Ken Frazier, chief executive officer of Merck & Co., said Tuesday on Bloomberg Television, “the U.S. tax system is frankly not competitive, in a global sense.”

The Pfizer deal “should be something that serves notice to our policy makers that good American companies feel no choice but to do something like tax inversions to remain competitive globally,” Frazier said. Merck is based in Kenilworth, New Jersey.
Reduce Inversions

A Treasury official told members of the Ways and Means subcommittee on tax policy Tuesday that Congress doesn’t have to wait for proposals to overhaul the entire U.S. tax system to “greatly” reduce the number of corporate inversions.
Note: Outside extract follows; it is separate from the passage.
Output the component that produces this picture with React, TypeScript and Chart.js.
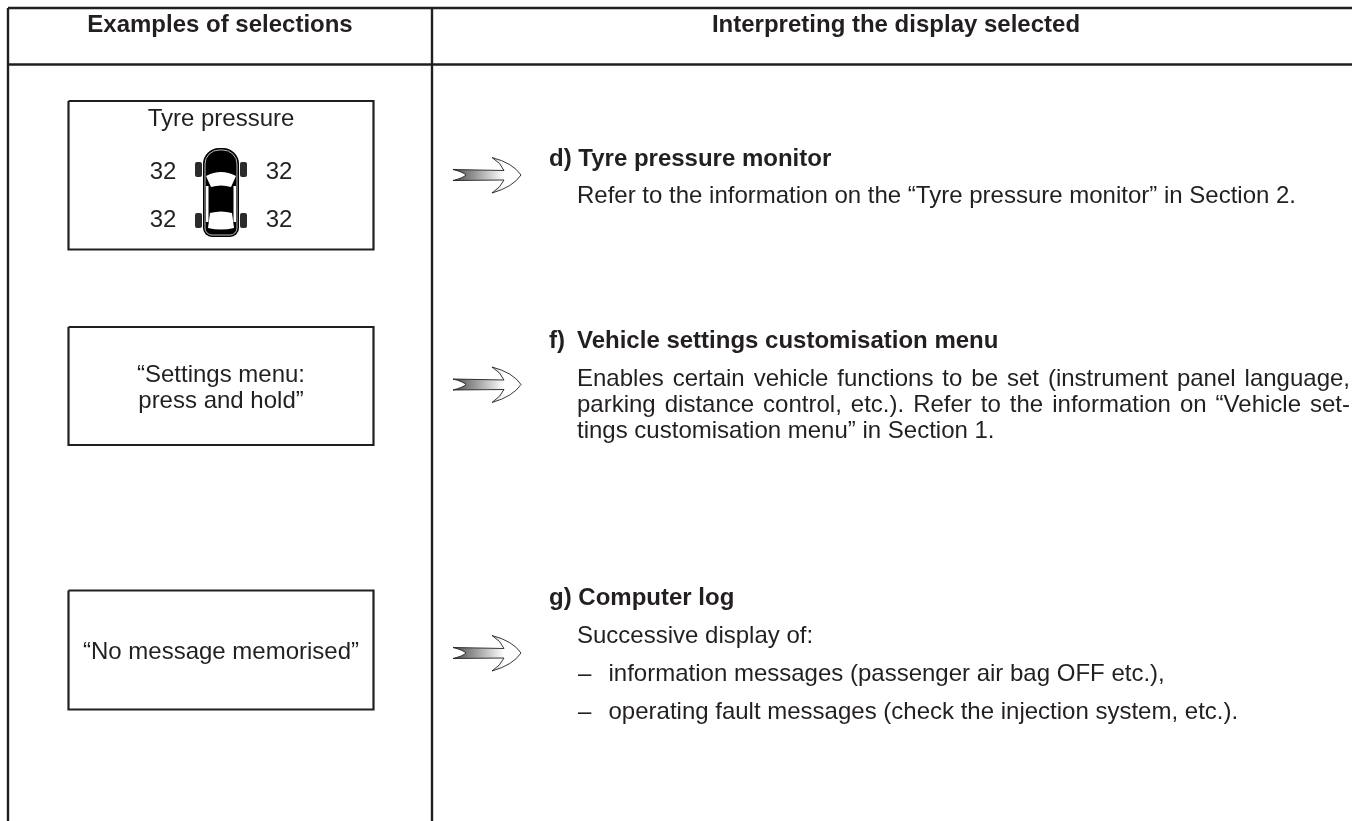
import React, { useEffect, useRef } from "react";
import { Chart, registerables } from "chart.js";

Chart.register(...registerables);

const INK = "#231f20";
const FAMILY = '"Liberation Sans", Arial, sans-serif';

// Table rules, as [x1, y1, x2, y2] in scale units
const tableRules = [
  [8, 8, 1352, 8],
  [8, 64.5, 1352, 64.5],
  [8, 8, 8, 821],
  [432, 8, 432, 821],
];
// Display boxes as [left, top, right, bottom]
const displayBoxes = [
  [68.5, 101, 373.5, 249.5],
  [68.5, 327, 373.5, 445],
  [68.5, 590.5, 373.5, 709.5],
];
const arrowCentres = [175, 384.5, 653];
const arrowX = 453;

// text, x, baseline, align, weight, size, justified width
type T = [string, number, number, "left" | "center", number, number, number?];
const headerTexts: T[] = [
  ["Examples of selections", 220, 32, "center", 700, 24],
  ["Interpreting the display selected", 896, 32, "center", 700, 24],
];
const boxTexts: T[] = [
  ["Tyre pressure", 221, 126, "center", 400, 24],
  ["“Settings menu:", 221, 382, "center", 400, 24],
  ["press and hold”", 221, 408, "center", 400, 24],
  ["“No message memorised”", 221, 659, "center", 400, 24],
];
const tyreValues: T[] = [
  ["32", 163, 179, "center", 400, 24],
  ["32", 279, 179, "center", 400, 24],
  ["32", 163, 227, "center", 400, 24],
  ["32", 279, 227, "center", 400, 24],
];
const bodyTexts: T[] = [
  ["d) Tyre pressure monitor", 549, 166, "left", 700, 24],
  ["Refer to the information on the “Tyre pressure monitor” in Section 2.", 577, 203, "left", 400, 24],
  ["f)", 549, 348, "left", 700, 24],
  ["Vehicle settings customisation menu", 577, 348, "left", 700, 24],
  ["Enables certain vehicle functions to be set (instrument panel language,", 577, 386, "left", 400, 24, 773],
  ["parking distance control, etc.). Refer to the information on “Vehicle set-", 577, 412, "left", 400, 24, 773],
  ["tings customisation menu” in Section 1.", 577, 438, "left", 400, 24],
  ["g) Computer log", 549, 605, "left", 700, 24],
  ["Successive display of:", 577, 643, "left", 400, 24],
  ["–", 578, 681, "left", 400, 24],
  ["information messages (passenger air bag OFF etc.),", 608.5, 681, "left", 400, 24],
  ["–", 578, 719, "left", 400, 24],
  ["operating fault messages (check the injection system, etc.).", 608.5, 719, "left", 400, 24],
];

const segments = (r: number[][]) =>
  r.flatMap(([a, b, c, d]) => [{ x: a, y: b }, { x: c, y: d }, { x: NaN, y: NaN }]);
const outlines = (r: number[][]) =>
  r.flatMap(([l, t, rr, b]) => [
    { x: l, y: t }, { x: rr, y: t }, { x: rr, y: b }, { x: l, y: b }, { x: l, y: t }, { x: NaN, y: NaN },
  ]);

const textPlugin = {
  id: "sheet",
  afterDatasetsDraw(chart: any) {
    const { ctx, scales } = chart;
    const sx = (v: number) => scales.x.getPixelForValue(v);
    const sy = (v: number) => scales.y.getPixelForValue(v);
    ctx.save();
    // arrows
    arrowCentres.forEach((cy) => {
      const X = (v: number) => sx(arrowX + v);
      const Y = (v: number) => sy(cy + v);
      ctx.beginPath();
      ctx.moveTo(X(0), Y(-5.5));
      ctx.lineTo(X(51), Y(-4.5));
      ctx.quadraticCurveTo(X(48), Y(-12), X(39), Y(-17.5));
      ctx.quadraticCurveTo(X(60), Y(-12), X(68), Y(0));
      ctx.quadraticCurveTo(X(60), Y(12), X(39), Y(18));
      ctx.quadraticCurveTo(X(48), Y(12), X(51), Y(5));
      ctx.lineTo(X(0), Y(5.5));
      ctx.quadraticCurveTo(X(10), Y(3), X(13), Y(0));
      ctx.quadraticCurveTo(X(10), Y(-3), X(0), Y(-5.5));
      ctx.closePath();
      const g = ctx.createLinearGradient(X(0), 0, X(51), 0);
      g.addColorStop(0, "#4a4a4a");
      g.addColorStop(1, "#ffffff");
      ctx.fillStyle = g;
      ctx.fill();
      ctx.lineWidth = 0.9;
      ctx.strokeStyle = INK;
      ctx.stroke();
    });
    // car
    const C = (v: number) => sx(221 + v);
    const R = (v: number) => sy(192 + v);
    const rr = (x: number, y: number, w: number, h: number, r: any, fill: string) => {
      ctx.beginPath();
      ctx.roundRect(C(x), R(y), w, h, r);
      ctx.fillStyle = fill;
      ctx.fill();
    };
    rr(-26, -30, 7, 15, 2, "#2b2b2b");
    rr(19, -30, 7, 15, 2, "#2b2b2b");
    rr(-26, 21, 7, 15, 2, "#2b2b2b");
    rr(19, 21, 7, 15, 2, "#2b2b2b");
    rr(-18, -44, 36, 89, [16, 16, 9, 9], "#000");
    ctx.strokeStyle = "#bbb";
    ctx.lineWidth = 1;
    ctx.beginPath();
    ctx.roundRect(C(-16), R(-42), 32, 85, [14, 14, 7, 7]);
    ctx.stroke();
    ctx.fillStyle = "#fff";
    ctx.beginPath();
    ctx.moveTo(C(-15), R(-16));
    ctx.quadraticCurveTo(C(0), R(-24), C(15), R(-16));
    ctx.lineTo(C(10), R(-5));
    ctx.quadraticCurveTo(C(0), R(-8), C(-10), R(-5));
    ctx.closePath();
    ctx.fill();
    ctx.beginPath();
    ctx.moveTo(C(-11), R(21));
    ctx.quadraticCurveTo(C(0), R(18), C(11), R(21));
    ctx.lineTo(C(13), R(36));
    ctx.quadraticCurveTo(C(0), R(39), C(-13), R(36));
    ctx.closePath();
    ctx.fill();
    ctx.fillRect(C(-15), R(-6), 2.5, 36);
    ctx.fillRect(C(12.5), R(-6), 2.5, 36);
    // texts
    ctx.textBaseline = "alphabetic";
    ctx.fillStyle = INK;
    [...headerTexts, ...boxTexts, ...tyreValues, ...bodyTexts].forEach(([s, x, y, align, w, size, fit]) => {
      ctx.font = `${w} ${size}px ${FAMILY}`;
      ctx.textAlign = align;
      ctx.wordSpacing = "0px";
      if (fit) {
        const gaps = s.split(" ").length - 1;
        ctx.wordSpacing = `${(fit - ctx.measureText(s).width) / gaps}px`;
      }
      ctx.fillText(s, sx(x), sy(y));
    });
    ctx.restore();
  },
};

export default function App() {
  const ref = useRef<HTMLCanvasElement>(null);
  useEffect(() => {
    document.body.style.margin = "0";
    document.body.style.background = "#fff";
    const chart = new Chart(ref.current!, {
      type: "scatter",
      data: {
        datasets: [
          {
            label: "Table rules",
            data: segments(tableRules),
            showLine: true,
            borderColor: INK,
            borderWidth: 2.4,
            pointRadius: 0,
            spanGaps: false,
          },
          {
            label: "Display boxes",
            data: outlines(displayBoxes),
            showLine: true,
            borderColor: INK,
            borderWidth: 2.2,
            pointRadius: 0,
            spanGaps: false,
          },
        ],
      },
      options: {
        animation: false,
        responsive: false,
        layout: { padding: 0 },
        plugins: { legend: { display: false }, tooltip: { enabled: false } },
        scales: {
          x: { type: "linear", min: 0, max: 1352, display: false },
          y: { type: "linear", min: 0, max: 821, reverse: true, display: false },
        },
      },
      plugins: [textPlugin],
    });
    return () => chart.destroy();
  }, []);
  return <canvas ref={ref} width={1352} height={821} style={{ display: "block" }} />;
}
Robert Stack, the department’s deputy assistant secretary for international tax affairs, reiterated a prior Obama administration proposal to force inverted companies to keep their tax address in this country if the former U.S. company’s shareholders own more than 50 percent of the combined business. Under current law, a company that has undergone an inversion is still treated as domestic for tax purposes only if the U.S. company’s shareholders own more than 80 percent of the merged business.

“I believe that this would act very strongly to stem the tide of inversions, because companies are quite reluctant to give up control entirely,” Stack said in response to questions from the panel.

A group of House Democrats led by Sander Levin of Michigan, the top Democrat on the House Ways and Means committee, have introduced a similar proposal. Their plan would also bar American companies from inverting if they are managed, controlled and conduct significant business in the U.S.

Representative Mike Kelly, a Pennsylvania Republican on the tax policy subcommittee, criticized the measure during the Tuesday hearing.

“It doesn’t make sense that a bigger stick swung harder will encourage people to stay,” Kelly said. It makes much more sense “when we actually encourage people to make investments here,” he said.